Memory Estimation — Back-of-Envelope Math
Interviewers love asking "how much Redis memory do you need for this?" Here's how to estimate.
Per-Key Overhead
Every key in Redis has overhead beyond the value itself:
| Component | Size |
|---|---|
| Key pointer (dictEntry) | ~64 bytes |
| Key string (SDS header + content) | ~50 bytes + key length |
| Value object (redisObject) | ~16 bytes |
| Expiry (if TTL set) | ~16 bytes |
| Total overhead per key | ~130-150 bytes |
Estimation Examples
1. Session store: 1 million active sessions
Key: "session:abc123xyz" ~30 bytes
Value: JSON blob ~200 bytes
Overhead per key: ~150 bytes
Total per entry: ~380 bytes
1,000,000 × 380 bytes = ~380 MB
2. Leaderboard: 10 million players in a sorted set
One sorted set key (overhead): ~150 bytes
Each member (skip list entry):
- Member string: ~30 bytes
- Score (float): 8 bytes
- Skip list node pointers: ~40 bytes
Total per member: ~78 bytes
10,000,000 × 78 bytes = ~780 MB
Plus overhead: ~150 bytes (negligible)
Total: ~780 MB
3. Rate limiter: 500K users, 100 entries per sorted set window
500,000 sorted set keys × (150 bytes overhead + 100 × 78 bytes)
= 500,000 × (150 + 7,800)
= 500,000 × 7,950 bytes
= ~3.98 GB
Interview Tip
Always round up by 30-50% for fragmentation and internal allocator overhead. If your estimate says 4 GB, tell the interviewer "I'd provision a 6 GB Redis instance to account for memory fragmentation and peak spikes."

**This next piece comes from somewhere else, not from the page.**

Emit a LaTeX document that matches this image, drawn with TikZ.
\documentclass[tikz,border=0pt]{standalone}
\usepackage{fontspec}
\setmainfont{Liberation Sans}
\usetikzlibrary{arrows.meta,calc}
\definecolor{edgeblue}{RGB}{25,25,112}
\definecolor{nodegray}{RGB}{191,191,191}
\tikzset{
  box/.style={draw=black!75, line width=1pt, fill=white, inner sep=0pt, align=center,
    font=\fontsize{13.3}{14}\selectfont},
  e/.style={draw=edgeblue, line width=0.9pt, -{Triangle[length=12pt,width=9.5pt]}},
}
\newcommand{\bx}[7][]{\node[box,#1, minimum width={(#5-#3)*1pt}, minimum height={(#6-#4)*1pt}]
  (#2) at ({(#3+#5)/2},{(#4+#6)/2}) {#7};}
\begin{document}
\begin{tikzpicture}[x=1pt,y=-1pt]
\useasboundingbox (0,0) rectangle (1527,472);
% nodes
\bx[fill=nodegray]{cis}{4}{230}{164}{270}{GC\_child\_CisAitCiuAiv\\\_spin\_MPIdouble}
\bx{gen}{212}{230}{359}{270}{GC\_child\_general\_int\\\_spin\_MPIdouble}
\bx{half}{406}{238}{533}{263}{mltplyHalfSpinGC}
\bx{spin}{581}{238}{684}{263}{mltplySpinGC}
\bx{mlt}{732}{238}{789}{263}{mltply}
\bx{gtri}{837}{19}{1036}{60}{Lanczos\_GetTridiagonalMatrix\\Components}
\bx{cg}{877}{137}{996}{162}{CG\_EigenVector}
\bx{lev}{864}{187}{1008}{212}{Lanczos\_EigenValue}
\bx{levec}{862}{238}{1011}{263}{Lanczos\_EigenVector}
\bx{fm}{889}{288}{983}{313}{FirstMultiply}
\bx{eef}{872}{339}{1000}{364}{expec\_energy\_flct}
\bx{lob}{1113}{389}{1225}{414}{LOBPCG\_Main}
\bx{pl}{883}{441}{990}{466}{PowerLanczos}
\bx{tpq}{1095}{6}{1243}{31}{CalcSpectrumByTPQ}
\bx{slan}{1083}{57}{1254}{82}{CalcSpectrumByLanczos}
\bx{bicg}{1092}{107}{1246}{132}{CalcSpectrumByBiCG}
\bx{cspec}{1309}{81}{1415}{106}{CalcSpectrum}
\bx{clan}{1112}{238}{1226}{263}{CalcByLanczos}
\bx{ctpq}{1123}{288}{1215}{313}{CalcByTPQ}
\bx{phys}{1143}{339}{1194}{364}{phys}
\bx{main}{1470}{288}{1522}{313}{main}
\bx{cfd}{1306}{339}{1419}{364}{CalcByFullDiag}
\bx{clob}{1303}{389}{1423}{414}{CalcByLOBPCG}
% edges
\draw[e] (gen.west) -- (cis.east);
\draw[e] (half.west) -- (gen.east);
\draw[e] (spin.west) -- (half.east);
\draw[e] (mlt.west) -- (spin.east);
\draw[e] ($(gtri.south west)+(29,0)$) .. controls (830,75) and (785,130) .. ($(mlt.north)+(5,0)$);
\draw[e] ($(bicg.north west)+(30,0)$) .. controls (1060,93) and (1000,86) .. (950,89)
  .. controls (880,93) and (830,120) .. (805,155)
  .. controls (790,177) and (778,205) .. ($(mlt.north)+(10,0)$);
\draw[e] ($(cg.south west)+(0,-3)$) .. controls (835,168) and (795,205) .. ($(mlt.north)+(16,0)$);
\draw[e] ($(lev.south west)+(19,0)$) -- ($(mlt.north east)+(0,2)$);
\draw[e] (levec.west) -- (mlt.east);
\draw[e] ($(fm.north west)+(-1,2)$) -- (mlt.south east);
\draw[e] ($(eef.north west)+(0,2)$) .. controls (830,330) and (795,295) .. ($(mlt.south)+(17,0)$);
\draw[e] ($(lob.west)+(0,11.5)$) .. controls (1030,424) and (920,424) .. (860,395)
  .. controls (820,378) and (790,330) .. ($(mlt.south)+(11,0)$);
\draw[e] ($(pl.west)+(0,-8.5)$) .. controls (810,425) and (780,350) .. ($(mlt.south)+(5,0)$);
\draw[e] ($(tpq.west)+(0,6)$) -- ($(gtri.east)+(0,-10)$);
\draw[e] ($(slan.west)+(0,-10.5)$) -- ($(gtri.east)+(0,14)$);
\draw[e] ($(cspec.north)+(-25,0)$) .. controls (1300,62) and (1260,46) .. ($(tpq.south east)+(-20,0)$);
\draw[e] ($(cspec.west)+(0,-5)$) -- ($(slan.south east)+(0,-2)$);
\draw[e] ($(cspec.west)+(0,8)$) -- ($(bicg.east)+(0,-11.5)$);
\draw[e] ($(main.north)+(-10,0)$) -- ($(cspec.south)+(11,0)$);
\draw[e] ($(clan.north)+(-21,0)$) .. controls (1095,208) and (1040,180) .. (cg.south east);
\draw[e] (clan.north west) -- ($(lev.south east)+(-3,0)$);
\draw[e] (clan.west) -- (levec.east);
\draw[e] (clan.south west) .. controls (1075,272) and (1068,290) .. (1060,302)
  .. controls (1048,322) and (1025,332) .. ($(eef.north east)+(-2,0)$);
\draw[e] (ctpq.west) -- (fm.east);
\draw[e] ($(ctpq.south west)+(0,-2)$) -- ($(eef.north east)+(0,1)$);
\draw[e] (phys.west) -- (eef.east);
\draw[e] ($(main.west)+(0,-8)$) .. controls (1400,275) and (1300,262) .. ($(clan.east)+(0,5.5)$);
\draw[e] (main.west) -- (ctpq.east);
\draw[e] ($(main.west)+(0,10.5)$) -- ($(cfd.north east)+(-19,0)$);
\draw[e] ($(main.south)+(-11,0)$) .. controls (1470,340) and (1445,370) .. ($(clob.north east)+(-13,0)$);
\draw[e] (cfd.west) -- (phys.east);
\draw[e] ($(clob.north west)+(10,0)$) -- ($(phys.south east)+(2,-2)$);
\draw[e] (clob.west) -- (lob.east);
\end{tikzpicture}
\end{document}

The Complete Interview Playbook
When Redis comes up in a system design interview, walk through this mental checklist:
1. Is this data hot (frequently accessed)?

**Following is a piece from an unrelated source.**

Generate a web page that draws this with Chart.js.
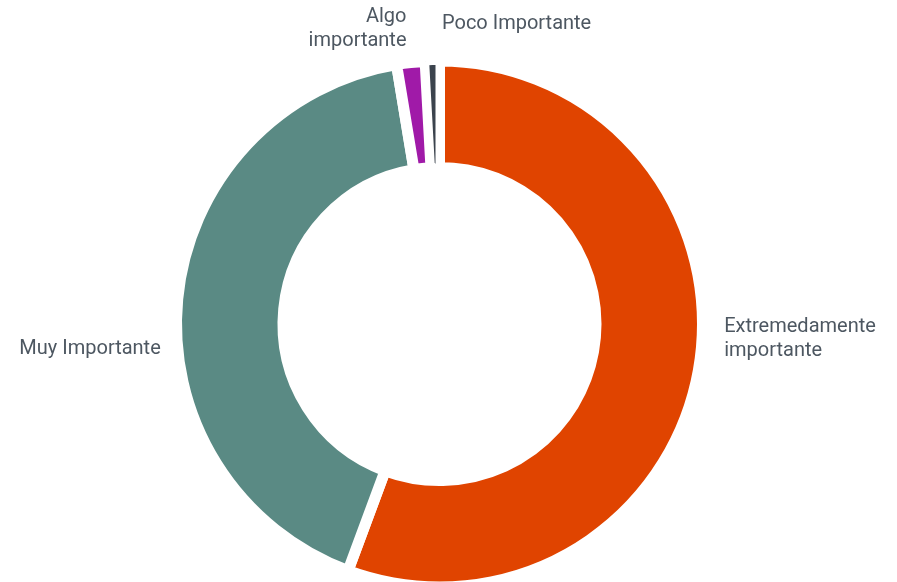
<!DOCTYPE html>
<html lang="es">
<head>
<meta charset="utf-8">
<title>Importancia</title>
<script src="https://cdn.jsdelivr.net/npm/chart.js@4/dist/chart.umd.min.js"></script>
<style>
  html, body { margin: 0; padding: 0; background: #ffffff; }
  #wrap { width: 897px; height: 582px; }
</style>
</head>
<body>
<div id="wrap"><canvas id="chart" width="897" height="582"></canvas></div>
<script>
// Survey answers: how important is it?
const categories = ['Extremedamente importante', 'Muy Importante', 'Algo importante', 'Poco Importante'];
const responses = [64, 48, 2, 1];
const labelLines = [['Extremedamente', 'importante'], ['Muy Importante'], ['Algo', 'importante'], ['Poco Importante']];

// Styling
const sliceColors = ['#e04400', '#5a8a84', '#a01aa8', '#3b434d'];
const sliceBorders = [11, 11, 11, 8];
const labelAlign = ['left', 'right', 'right', 'left'];
const labelNudge = [[14, -33.5], [-5, 51.5], [-3, -21.5], [10, -25.5]];
const labelColor = '#4d5761';
const labelFont = '20px Roboto, "Noto Sans", sans-serif';
const labelLineHeight = 24;
const labelGap = 12;

// Draws each category name outside its slice, anchored on the slice's mid-angle
const outsideLabels = {
  id: 'outsideLabels',
  afterDatasetsDraw(chart) {
    const ctx = chart.ctx;
    const arcs = chart.getDatasetMeta(0).data;
    ctx.save();
    ctx.font = labelFont;
    ctx.fillStyle = labelColor;
    ctx.textBaseline = 'middle';
    arcs.forEach((arc, i) => {
      const p = arc.getProps(['x', 'y', 'startAngle', 'endAngle', 'outerRadius'], true);
      const mid = (p.startAngle + p.endAngle) / 2;
      const r = p.outerRadius + labelGap;
      const ax = p.x + Math.cos(mid) * r + labelNudge[i][0];
      const ay = p.y + Math.sin(mid) * r + labelNudge[i][1];
      const lines = labelLines[i];
      const top = ay - (lines.length - 1) * labelLineHeight / 2;
      ctx.textAlign = labelAlign[i];
      lines.forEach((line, k) => ctx.fillText(line, ax, top + k * labelLineHeight));
    });
    ctx.restore();
  }
};

new Chart(document.getElementById('chart'), {
  type: 'doughnut',
  data: {
    labels: categories,
    datasets: [{
      data: responses,
      backgroundColor: sliceColors,
      borderColor: '#ffffff',
      borderWidth: sliceBorders,
      hoverOffset: 0
    }]
  },
  options: {
    responsive: false,
    animation: false,
    radius: 263,
    cutout: '59.5%',
    layout: { padding: { left: 0, right: 18, top: 66, bottom: 0 } },
    plugins: {
      legend: { display: false },
      tooltip: { enabled: false }
    }
  },
  plugins: [outsideLabels]
});
</script>
</body>
</html>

└── No → Use a database directly
└── Yes ↓
2. Can I tolerate losing this data?
└── No → Redis as cache (cache-aside), DB is source of truth
└── Yes → Redis as primary store (sessions, counters, queues)
3. Which data structure fits?
└── Lookup by key → String or Hash
└── Ranking/scoring → Sorted Set
└── Uniqueness → Set or HyperLogLog
└── Queue/stream → List, Stream, or Pub/Sub
└── Boolean matrix → Bitmap
4. How much memory?
└── Back-of-envelope calculation
└── Add 30-50% for overhead
5. Durability needs?
└── Cache (ephemeral) → No persistence, or RDB for warm restart
└── Sessions → AOF everysec
└── Primary store → Hybrid (RDB + AOF), consider alternatives
6. Availability needs?
└── Can't afford downtime → Sentinel (3+ nodes)
└── Data doesn't fit one node → Cluster (6+ nodes)
7. Eviction policy?
└── General cache → allkeys-lru
└── Popularity matters → allkeys-lfu
└── Mix of cache + persistent → volatile-lru with TTLs
Key Takeaways
| Pattern | Redis Command | Watch Out For |
|---|---|---|
| Distributed lock | SET key val NX EX 30 | Release with Lua (check ownership). Single-node lock is fine for most cases. |
| Rate limiter (sliding) | ZADD + ZREMRANGEBYSCORE + ZCARD | Memory grows with window size. Use fixed window (INCR) for simpler cases. |
| Session store | SET EX + GET | Set TTLs. Don't store secrets in the value. |
| Cache-aside | GET → miss → DB → SET EX | Invalidate on write, don't update. Watch for stampedes. |
| Pub/Sub | PUBLISH + SUBSCRIBE | No persistence. Messages lost if nobody listens. Use Streams instead for durability. |
| Leaderboard | ZADD + ZREVRANK | Single sorted set can't span cluster nodes. Keep it on one node if possible. |
| Distributed counter | INCR | Shard the counter if write throughput exceeds single-node limits. |
| Eviction | maxmemory-policy | allkeys-lru for most caches. volatile-* does nothing without TTLs. |
| Memory sizing | Back-of-envelope | ~150 bytes overhead per key. Add 30-50% for fragmentation. |
Interview Tip
Don't just name the pattern — explain the failure mode. "I'd use a distributed lock with SET NX EX, and to prevent stale locks I'd include a UUID in the value and release with a Lua script that checks ownership." That one sentence shows you understand atomic operations, lock leases, and the release race condition. Three concepts in one breath.